### Material for this task
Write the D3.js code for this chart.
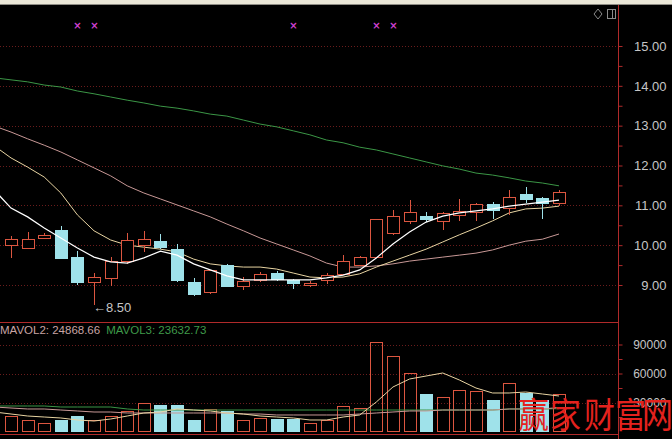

==

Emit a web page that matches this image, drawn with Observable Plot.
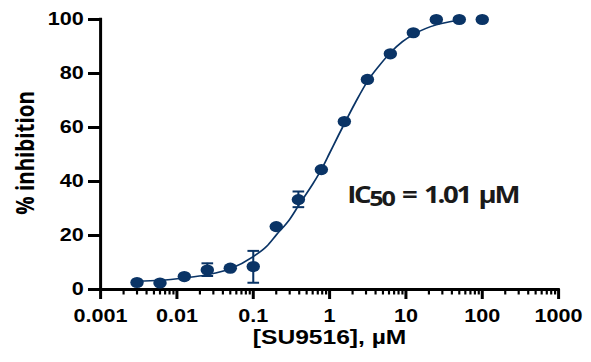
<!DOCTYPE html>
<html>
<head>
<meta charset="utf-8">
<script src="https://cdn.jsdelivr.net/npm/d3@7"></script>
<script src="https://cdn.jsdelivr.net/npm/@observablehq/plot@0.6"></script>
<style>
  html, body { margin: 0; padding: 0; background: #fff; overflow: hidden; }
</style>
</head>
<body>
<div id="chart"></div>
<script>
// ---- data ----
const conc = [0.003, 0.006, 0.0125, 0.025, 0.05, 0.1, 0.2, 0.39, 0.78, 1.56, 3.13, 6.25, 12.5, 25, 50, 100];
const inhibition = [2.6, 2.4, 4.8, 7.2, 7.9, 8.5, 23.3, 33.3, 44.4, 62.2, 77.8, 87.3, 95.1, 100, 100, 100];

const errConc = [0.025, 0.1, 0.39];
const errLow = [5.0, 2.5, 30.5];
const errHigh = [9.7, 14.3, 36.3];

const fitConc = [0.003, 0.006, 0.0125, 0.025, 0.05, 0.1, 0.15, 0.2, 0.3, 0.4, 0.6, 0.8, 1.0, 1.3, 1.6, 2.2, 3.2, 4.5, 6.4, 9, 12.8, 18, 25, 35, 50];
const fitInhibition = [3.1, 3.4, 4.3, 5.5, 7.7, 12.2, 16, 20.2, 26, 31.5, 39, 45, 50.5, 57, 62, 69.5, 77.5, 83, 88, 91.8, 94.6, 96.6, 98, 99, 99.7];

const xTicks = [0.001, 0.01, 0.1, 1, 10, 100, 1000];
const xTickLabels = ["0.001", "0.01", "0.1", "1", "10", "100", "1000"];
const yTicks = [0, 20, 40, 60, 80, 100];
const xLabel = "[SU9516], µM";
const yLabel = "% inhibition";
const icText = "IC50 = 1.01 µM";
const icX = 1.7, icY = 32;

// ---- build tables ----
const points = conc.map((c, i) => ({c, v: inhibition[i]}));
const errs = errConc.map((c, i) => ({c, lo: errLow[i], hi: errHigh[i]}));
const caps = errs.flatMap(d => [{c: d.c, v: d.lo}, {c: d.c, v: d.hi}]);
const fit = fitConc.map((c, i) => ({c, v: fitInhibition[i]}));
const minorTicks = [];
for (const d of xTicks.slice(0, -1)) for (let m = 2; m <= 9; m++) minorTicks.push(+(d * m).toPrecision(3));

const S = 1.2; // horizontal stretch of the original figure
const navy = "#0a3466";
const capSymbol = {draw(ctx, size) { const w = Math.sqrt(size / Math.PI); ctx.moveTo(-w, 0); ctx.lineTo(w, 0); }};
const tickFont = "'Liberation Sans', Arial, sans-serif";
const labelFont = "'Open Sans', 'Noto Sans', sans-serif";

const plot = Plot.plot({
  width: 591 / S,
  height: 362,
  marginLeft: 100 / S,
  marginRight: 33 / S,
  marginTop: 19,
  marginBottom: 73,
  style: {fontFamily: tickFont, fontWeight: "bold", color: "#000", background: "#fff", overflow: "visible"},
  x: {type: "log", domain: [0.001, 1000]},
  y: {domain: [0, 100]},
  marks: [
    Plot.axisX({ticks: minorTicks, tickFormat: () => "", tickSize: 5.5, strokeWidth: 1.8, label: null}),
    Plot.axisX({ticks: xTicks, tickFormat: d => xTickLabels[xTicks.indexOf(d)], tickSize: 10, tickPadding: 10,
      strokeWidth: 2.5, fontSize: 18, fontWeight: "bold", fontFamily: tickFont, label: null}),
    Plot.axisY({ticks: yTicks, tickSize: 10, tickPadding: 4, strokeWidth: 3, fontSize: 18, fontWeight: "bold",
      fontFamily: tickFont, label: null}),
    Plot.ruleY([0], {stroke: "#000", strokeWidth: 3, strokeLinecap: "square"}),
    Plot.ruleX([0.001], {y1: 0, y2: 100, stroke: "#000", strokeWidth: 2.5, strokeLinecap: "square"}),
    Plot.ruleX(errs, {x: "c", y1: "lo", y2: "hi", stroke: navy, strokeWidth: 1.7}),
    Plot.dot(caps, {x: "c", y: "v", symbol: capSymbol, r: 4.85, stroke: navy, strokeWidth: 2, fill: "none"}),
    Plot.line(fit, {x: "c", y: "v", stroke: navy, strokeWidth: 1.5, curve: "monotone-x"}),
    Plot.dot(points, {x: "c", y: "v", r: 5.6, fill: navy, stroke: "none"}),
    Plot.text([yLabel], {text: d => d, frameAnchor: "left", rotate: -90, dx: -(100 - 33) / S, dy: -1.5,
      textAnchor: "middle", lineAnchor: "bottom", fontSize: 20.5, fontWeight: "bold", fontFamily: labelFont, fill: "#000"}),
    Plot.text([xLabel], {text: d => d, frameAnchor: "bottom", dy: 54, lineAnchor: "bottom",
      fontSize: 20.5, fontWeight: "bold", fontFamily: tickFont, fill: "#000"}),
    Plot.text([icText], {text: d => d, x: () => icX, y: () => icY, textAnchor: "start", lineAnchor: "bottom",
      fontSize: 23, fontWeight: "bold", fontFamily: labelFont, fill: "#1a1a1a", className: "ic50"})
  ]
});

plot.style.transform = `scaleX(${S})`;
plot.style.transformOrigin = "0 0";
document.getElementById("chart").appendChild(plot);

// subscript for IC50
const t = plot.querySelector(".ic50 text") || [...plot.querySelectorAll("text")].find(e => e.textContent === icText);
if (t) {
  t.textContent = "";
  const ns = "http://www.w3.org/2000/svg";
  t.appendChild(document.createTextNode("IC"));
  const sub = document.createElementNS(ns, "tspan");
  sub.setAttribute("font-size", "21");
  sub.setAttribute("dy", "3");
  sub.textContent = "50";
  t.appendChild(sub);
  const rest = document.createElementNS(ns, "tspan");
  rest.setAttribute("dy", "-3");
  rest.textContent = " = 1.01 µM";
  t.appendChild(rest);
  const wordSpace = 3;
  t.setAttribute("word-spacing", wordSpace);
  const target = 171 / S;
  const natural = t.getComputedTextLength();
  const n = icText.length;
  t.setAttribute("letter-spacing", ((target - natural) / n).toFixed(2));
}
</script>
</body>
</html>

* * *

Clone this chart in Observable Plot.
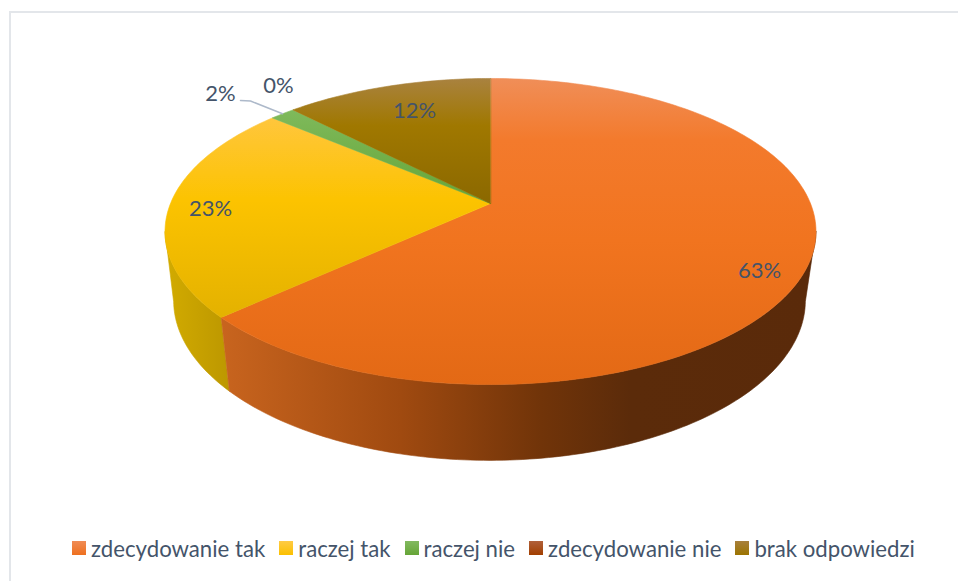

### Directions
From the records above, extract the lines from the one holding "Emit a web page" through the one holding "const icX = 1.7, icY = 32;", word for word; omit the pictures.

### Full output
Emit a web page that matches this image, drawn with Observable Plot.
<!DOCTYPE html>
<html>
<head>
<meta charset="utf-8">
<script src="https://cdn.jsdelivr.net/npm/d3@7"></script>
<script src="https://cdn.jsdelivr.net/npm/@observablehq/plot@0.6"></script>
<style>
  html, body { margin: 0; padding: 0; background: #fff; overflow: hidden; }
</style>
</head>
<body>
<div id="chart"></div>
<script>
// ---- data ----
const conc = [0.003, 0.006, 0.0125, 0.025, 0.05, 0.1, 0.2, 0.39, 0.78, 1.56, 3.13, 6.25, 12.5, 25, 50, 100];
const inhibition = [2.6, 2.4, 4.8, 7.2, 7.9, 8.5, 23.3, 33.3, 44.4, 62.2, 77.8, 87.3, 95.1, 100, 100, 100];

const errConc = [0.025, 0.1, 0.39];
const errLow = [5.0, 2.5, 30.5];
const errHigh = [9.7, 14.3, 36.3];

const fitConc = [0.003, 0.006, 0.0125, 0.025, 0.05, 0.1, 0.15, 0.2, 0.3, 0.4, 0.6, 0.8, 1.0, 1.3, 1.6, 2.2, 3.2, 4.5, 6.4, 9, 12.8, 18, 25, 35, 50];
const fitInhibition = [3.1, 3.4, 4.3, 5.5, 7.7, 12.2, 16, 20.2, 26, 31.5, 39, 45, 50.5, 57, 62, 69.5, 77.5, 83, 88, 91.8, 94.6, 96.6, 98, 99, 99.7];

const xTicks = [0.001, 0.01, 0.1, 1, 10, 100, 1000];
const xTickLabels = ["0.001", "0.01", "0.1", "1", "10", "100", "1000"];
const yTicks = [0, 20, 40, 60, 80, 100];
const xLabel = "[SU9516], µM";
const yLabel = "% inhibition";
const icText = "IC50 = 1.01 µM";
const icX = 1.7, icY = 32;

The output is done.